The exercise:
Your task is to write out only the lines running from the line with "Convert this chart to Apache ECharts code." to the line with "90, interval: 10", both ends kept, with no images.

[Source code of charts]

------------------------------------------------------------

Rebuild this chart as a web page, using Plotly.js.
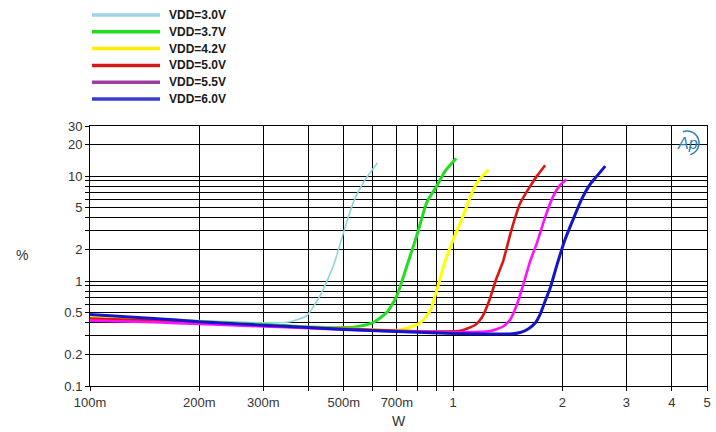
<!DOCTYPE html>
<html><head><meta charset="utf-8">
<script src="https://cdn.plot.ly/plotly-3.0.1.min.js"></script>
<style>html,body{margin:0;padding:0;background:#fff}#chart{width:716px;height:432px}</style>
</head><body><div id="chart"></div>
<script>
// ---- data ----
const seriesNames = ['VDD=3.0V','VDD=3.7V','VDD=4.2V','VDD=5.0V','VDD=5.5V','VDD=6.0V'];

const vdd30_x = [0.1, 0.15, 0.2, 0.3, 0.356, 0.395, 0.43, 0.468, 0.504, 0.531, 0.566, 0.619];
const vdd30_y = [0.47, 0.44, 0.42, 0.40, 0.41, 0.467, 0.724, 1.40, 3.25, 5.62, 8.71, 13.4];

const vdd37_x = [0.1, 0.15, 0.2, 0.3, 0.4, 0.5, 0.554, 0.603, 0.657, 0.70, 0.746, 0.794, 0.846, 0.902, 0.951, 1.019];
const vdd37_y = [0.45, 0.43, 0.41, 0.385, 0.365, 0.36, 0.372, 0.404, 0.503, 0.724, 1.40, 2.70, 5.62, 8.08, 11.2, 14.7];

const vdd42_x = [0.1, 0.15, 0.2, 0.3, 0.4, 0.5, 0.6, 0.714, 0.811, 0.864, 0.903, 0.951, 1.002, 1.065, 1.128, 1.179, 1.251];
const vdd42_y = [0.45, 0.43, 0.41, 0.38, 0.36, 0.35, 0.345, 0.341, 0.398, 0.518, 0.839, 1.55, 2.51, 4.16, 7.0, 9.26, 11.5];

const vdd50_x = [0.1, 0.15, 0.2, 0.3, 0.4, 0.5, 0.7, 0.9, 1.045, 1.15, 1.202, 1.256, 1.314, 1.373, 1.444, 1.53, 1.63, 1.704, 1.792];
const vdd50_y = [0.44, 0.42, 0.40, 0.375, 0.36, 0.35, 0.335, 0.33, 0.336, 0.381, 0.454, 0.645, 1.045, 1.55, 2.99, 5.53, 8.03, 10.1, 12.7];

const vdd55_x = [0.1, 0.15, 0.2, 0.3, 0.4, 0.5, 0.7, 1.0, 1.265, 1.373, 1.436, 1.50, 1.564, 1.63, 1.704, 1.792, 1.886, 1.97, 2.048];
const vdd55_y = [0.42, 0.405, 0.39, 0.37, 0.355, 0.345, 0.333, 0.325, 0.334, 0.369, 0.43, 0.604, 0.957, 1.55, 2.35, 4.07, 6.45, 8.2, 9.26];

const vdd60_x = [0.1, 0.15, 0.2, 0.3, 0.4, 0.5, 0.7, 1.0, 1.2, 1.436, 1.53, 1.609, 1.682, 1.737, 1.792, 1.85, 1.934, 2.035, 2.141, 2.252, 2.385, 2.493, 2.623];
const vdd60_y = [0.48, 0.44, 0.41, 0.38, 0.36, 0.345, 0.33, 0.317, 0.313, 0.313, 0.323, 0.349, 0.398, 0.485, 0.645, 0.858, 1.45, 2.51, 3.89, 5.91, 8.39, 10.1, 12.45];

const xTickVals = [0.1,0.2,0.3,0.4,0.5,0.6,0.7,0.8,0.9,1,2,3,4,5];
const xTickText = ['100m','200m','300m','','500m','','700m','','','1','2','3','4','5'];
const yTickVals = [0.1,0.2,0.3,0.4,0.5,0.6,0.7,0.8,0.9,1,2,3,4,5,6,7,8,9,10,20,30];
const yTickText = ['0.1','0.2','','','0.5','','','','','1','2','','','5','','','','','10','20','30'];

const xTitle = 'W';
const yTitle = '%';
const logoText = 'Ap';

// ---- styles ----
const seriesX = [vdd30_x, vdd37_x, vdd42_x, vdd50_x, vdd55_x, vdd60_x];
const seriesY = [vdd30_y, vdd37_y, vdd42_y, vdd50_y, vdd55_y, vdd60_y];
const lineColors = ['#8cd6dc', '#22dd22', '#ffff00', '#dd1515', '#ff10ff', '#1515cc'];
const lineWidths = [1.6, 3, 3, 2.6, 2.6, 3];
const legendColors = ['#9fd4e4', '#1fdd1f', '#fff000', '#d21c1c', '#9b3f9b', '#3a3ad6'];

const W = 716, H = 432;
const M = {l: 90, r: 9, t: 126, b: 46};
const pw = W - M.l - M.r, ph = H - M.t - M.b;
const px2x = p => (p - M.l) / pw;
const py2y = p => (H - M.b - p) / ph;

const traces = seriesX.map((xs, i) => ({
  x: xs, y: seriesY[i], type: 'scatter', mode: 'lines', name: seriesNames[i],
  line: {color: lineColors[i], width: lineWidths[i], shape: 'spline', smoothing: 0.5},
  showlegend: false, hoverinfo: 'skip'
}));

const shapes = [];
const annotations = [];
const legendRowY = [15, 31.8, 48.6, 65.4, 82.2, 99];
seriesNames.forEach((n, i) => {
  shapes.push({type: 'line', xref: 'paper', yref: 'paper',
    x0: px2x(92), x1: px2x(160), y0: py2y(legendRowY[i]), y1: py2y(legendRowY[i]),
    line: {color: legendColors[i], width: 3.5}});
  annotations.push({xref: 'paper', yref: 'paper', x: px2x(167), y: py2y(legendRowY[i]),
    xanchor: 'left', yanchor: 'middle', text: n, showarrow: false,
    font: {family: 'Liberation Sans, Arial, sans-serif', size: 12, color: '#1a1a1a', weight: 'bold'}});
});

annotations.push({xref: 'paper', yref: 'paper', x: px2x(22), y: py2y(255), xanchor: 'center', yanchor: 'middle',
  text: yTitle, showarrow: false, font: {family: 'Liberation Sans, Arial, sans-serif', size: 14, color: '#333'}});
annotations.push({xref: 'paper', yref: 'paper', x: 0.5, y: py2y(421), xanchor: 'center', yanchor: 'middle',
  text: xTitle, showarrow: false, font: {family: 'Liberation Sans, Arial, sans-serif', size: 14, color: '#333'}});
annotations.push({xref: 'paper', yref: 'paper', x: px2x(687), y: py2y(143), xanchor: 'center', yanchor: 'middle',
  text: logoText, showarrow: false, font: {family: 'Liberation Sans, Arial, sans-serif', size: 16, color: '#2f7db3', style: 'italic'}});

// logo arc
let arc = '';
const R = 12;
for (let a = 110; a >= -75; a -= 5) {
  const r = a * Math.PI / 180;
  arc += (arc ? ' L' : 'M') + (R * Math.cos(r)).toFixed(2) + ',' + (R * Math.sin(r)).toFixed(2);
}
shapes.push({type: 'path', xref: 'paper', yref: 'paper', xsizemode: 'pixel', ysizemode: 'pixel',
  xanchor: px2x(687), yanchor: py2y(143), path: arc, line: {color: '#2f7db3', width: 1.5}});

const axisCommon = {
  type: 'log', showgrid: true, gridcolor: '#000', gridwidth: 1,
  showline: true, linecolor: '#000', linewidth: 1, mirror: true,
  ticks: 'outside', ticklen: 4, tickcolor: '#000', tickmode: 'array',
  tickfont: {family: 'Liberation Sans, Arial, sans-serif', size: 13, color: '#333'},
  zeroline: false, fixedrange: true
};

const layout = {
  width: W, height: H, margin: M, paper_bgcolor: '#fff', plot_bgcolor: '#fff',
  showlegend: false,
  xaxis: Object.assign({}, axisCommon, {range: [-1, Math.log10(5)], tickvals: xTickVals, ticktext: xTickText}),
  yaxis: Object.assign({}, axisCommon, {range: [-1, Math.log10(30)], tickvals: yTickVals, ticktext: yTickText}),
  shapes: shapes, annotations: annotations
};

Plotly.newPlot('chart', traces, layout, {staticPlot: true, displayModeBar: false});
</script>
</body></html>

------------------------------------------------------------

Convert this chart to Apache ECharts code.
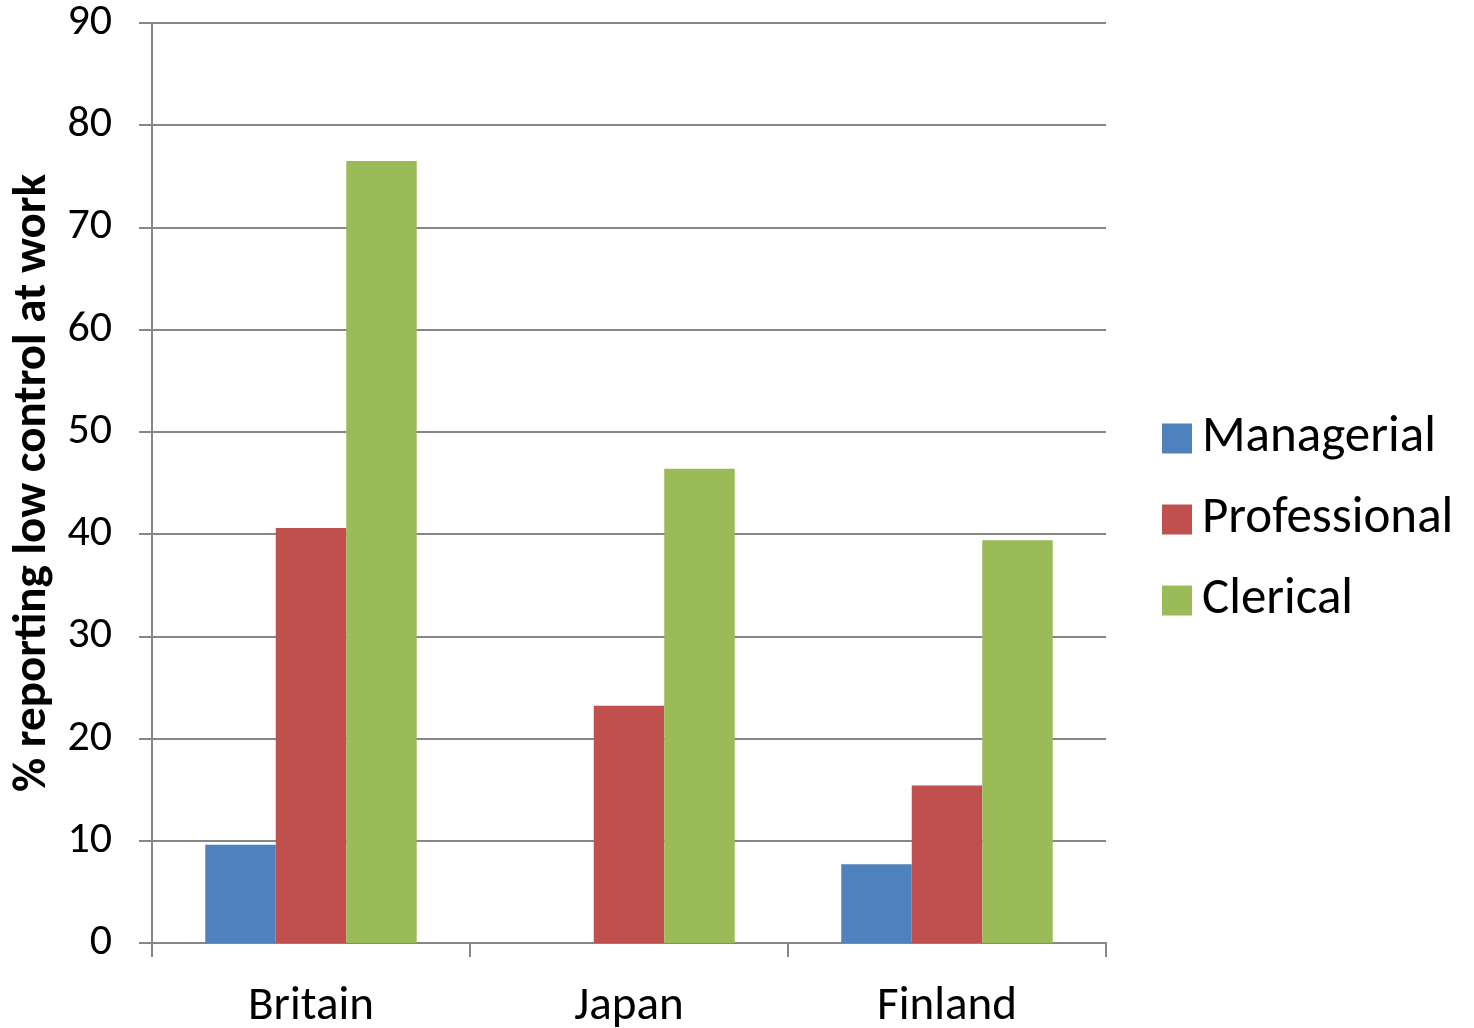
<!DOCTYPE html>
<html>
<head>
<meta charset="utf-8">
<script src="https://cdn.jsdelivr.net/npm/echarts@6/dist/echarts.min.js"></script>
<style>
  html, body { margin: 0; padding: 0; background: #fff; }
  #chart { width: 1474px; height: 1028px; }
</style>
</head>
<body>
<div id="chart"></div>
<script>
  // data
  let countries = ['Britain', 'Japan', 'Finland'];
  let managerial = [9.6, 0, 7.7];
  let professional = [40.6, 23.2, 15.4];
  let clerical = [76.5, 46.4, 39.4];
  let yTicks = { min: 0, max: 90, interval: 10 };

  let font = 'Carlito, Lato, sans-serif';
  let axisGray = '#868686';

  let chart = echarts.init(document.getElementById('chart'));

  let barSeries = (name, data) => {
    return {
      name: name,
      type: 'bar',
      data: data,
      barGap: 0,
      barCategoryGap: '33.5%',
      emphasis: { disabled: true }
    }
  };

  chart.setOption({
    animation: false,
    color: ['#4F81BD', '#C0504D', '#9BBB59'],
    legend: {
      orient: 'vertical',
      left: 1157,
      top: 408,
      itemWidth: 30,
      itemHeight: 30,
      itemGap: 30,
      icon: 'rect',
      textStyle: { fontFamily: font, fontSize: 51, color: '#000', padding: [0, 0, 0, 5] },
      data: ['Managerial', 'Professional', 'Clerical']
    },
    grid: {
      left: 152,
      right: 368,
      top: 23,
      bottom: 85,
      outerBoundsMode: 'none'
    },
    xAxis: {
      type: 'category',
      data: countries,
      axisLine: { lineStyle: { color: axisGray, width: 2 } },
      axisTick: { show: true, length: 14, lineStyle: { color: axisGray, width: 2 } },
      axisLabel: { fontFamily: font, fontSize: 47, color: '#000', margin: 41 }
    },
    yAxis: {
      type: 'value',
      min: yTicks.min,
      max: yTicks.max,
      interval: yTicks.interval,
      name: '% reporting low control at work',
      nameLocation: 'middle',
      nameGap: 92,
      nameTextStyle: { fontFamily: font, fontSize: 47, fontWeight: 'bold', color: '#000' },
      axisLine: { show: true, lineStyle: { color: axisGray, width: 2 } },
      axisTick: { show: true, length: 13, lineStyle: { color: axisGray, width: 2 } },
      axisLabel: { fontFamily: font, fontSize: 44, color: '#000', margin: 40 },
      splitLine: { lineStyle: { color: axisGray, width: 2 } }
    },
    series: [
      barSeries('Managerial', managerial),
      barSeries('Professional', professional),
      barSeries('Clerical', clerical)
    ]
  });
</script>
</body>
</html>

------------------------------------------------------------

Answer below:
Convert this chart to Apache ECharts code.
<!DOCTYPE html>
<html>
<head>
<meta charset="utf-8">
<script src="https://cdn.jsdelivr.net/npm/echarts@6/dist/echarts.min.js"></script>
<style>
  html, body { margin: 0; padding: 0; background: #fff; }
  #chart { width: 1474px; height: 1028px; }
</style>
</head>
<body>
<div id="chart"></div>
<script>
  // data
  let countries = ['Britain', 'Japan', 'Finland'];
  let managerial = [9.6, 0, 7.7];
  let professional = [40.6, 23.2, 15.4];
  let clerical = [76.5, 46.4, 39.4];
  let yTicks = { min: 0, max: 90, interval: 10 };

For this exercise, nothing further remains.